Speakers: Michael Levine-Clark (University of Denver) & Kari Paulson (ProQuest eBrary/EBL)
ProQuest is looking at usage data across the eBrary and EBL platforms as they are working to merge them together. To help interpret the data, they asked Levine-Clark to look at it as well. This is more of a proof-of-concept than a final conclusion.
They looked at 750,000 ebooks initially, narrowing it down for some aspects. He asked several questions, from the importance of quality to disciplinary preferences to best practices for measuring use, and various tangential questions related to these.
They looked at eBrary data from 2010-2013Q3 and EBL data from 2011-2013Q3. They used only the titles with an LC call number, and separate analysis of those titles that come from university presses specifically.
Usage was defined in three ways: sessions, views (count of page views), and downloads (entire book). Due to the variations in the data sets (number of years, number of customers, platforms), they could not easily compare the usage information between eBrary and EBL.
Do higher quality ebooks get used more? He used university press books as a measure of quality, though he recognizes this is not the best measure. For titles with at least one session, he found that the rate of use was fairly comparable, but slightly higher for university press books. The session counts and page views in eBrary was significantly higher for UP books, but not as much with EBL. In fact, consistently use was higher for UP books across the categories, but this may be because there are more UP books selected by libraries, thus increasing their availability.
What does usage look like across broad disciplines? Humanities, Social Sciences, and STEM were broken out and grouped by their call number ranges. He excluded A & Z (general) as well as G (too interdisciplinary) out of the equation. The social sciences were the highest in sessions and views on eBrary, but humanities win the downloads. For EBL, the social sciences win all categories. When he looked at actions per session, STEM had higher views, but all downloaded at about the same rate on both platforms.

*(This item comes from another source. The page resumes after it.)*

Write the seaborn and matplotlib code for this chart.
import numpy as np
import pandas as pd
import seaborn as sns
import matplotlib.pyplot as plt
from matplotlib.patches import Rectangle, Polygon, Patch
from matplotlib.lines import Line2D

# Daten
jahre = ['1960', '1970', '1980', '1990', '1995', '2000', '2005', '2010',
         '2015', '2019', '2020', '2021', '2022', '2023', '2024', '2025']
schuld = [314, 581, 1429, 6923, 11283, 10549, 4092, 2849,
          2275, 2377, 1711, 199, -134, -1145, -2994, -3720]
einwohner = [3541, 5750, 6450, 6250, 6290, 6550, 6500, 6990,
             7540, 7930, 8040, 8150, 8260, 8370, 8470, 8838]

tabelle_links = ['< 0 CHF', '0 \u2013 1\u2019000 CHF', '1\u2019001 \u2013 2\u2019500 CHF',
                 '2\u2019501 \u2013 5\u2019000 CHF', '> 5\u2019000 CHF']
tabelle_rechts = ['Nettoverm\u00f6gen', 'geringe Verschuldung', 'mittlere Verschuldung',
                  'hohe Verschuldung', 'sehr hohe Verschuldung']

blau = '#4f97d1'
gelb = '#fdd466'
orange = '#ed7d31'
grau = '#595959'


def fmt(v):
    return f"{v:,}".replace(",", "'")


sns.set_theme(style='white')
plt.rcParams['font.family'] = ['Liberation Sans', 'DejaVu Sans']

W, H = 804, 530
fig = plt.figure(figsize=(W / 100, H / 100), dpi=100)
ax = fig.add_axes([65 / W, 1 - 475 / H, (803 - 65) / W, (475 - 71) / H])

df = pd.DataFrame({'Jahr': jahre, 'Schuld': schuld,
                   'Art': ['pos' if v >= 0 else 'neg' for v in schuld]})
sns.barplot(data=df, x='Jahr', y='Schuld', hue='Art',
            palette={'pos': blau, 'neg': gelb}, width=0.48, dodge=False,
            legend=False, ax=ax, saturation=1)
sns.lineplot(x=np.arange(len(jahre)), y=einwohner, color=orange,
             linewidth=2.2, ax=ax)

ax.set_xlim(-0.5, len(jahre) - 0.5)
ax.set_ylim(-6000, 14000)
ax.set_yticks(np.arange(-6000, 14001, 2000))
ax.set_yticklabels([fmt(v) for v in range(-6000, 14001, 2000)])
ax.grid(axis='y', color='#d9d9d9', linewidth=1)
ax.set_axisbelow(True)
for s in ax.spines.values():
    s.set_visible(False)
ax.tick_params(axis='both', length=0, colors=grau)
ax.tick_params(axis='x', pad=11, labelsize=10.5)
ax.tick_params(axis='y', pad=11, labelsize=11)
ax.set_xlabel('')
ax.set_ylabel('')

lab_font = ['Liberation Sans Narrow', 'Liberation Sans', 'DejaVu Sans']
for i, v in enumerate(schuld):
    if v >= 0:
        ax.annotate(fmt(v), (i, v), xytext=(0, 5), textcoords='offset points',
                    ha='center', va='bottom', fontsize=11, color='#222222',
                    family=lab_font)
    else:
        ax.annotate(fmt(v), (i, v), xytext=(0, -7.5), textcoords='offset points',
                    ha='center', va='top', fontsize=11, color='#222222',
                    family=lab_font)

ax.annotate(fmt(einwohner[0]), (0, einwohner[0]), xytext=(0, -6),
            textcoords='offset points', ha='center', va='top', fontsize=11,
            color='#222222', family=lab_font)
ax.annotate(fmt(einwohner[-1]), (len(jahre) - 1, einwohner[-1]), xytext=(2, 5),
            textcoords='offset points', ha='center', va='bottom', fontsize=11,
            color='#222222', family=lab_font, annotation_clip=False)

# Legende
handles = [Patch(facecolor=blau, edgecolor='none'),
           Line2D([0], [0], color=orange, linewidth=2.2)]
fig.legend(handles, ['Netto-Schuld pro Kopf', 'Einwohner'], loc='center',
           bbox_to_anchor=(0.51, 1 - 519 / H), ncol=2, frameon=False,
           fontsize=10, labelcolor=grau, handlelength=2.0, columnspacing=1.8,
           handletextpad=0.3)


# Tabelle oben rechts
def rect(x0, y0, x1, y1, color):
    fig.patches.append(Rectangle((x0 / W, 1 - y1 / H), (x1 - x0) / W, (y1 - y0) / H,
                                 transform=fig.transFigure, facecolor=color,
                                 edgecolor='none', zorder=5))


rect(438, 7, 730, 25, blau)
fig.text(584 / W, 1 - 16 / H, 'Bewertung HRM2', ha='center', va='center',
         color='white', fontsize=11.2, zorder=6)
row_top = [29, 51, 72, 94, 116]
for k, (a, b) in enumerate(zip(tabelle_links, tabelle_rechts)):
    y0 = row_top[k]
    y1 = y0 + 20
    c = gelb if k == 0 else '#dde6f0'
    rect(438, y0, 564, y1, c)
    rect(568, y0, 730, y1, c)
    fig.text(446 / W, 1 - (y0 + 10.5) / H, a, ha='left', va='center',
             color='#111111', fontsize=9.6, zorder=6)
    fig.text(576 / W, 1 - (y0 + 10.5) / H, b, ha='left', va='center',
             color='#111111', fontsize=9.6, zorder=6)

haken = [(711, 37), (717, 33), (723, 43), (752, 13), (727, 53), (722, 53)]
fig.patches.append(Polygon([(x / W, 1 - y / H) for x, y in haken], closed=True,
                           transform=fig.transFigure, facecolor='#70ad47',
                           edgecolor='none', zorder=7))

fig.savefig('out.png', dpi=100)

How do you measure predicted use? He used the percentage of books in an LC class relative to the total books available. If the percentage of a use metric is lower then it is not meeting expected use, and vice versa. H, L, G, N, and D were all better than expected. Q, F, P, K and U were worse than expected.
How about breadth versus depth? This gets complicated. Better to find the slides and look at the graphs. The results map well to the predicted use outcomes.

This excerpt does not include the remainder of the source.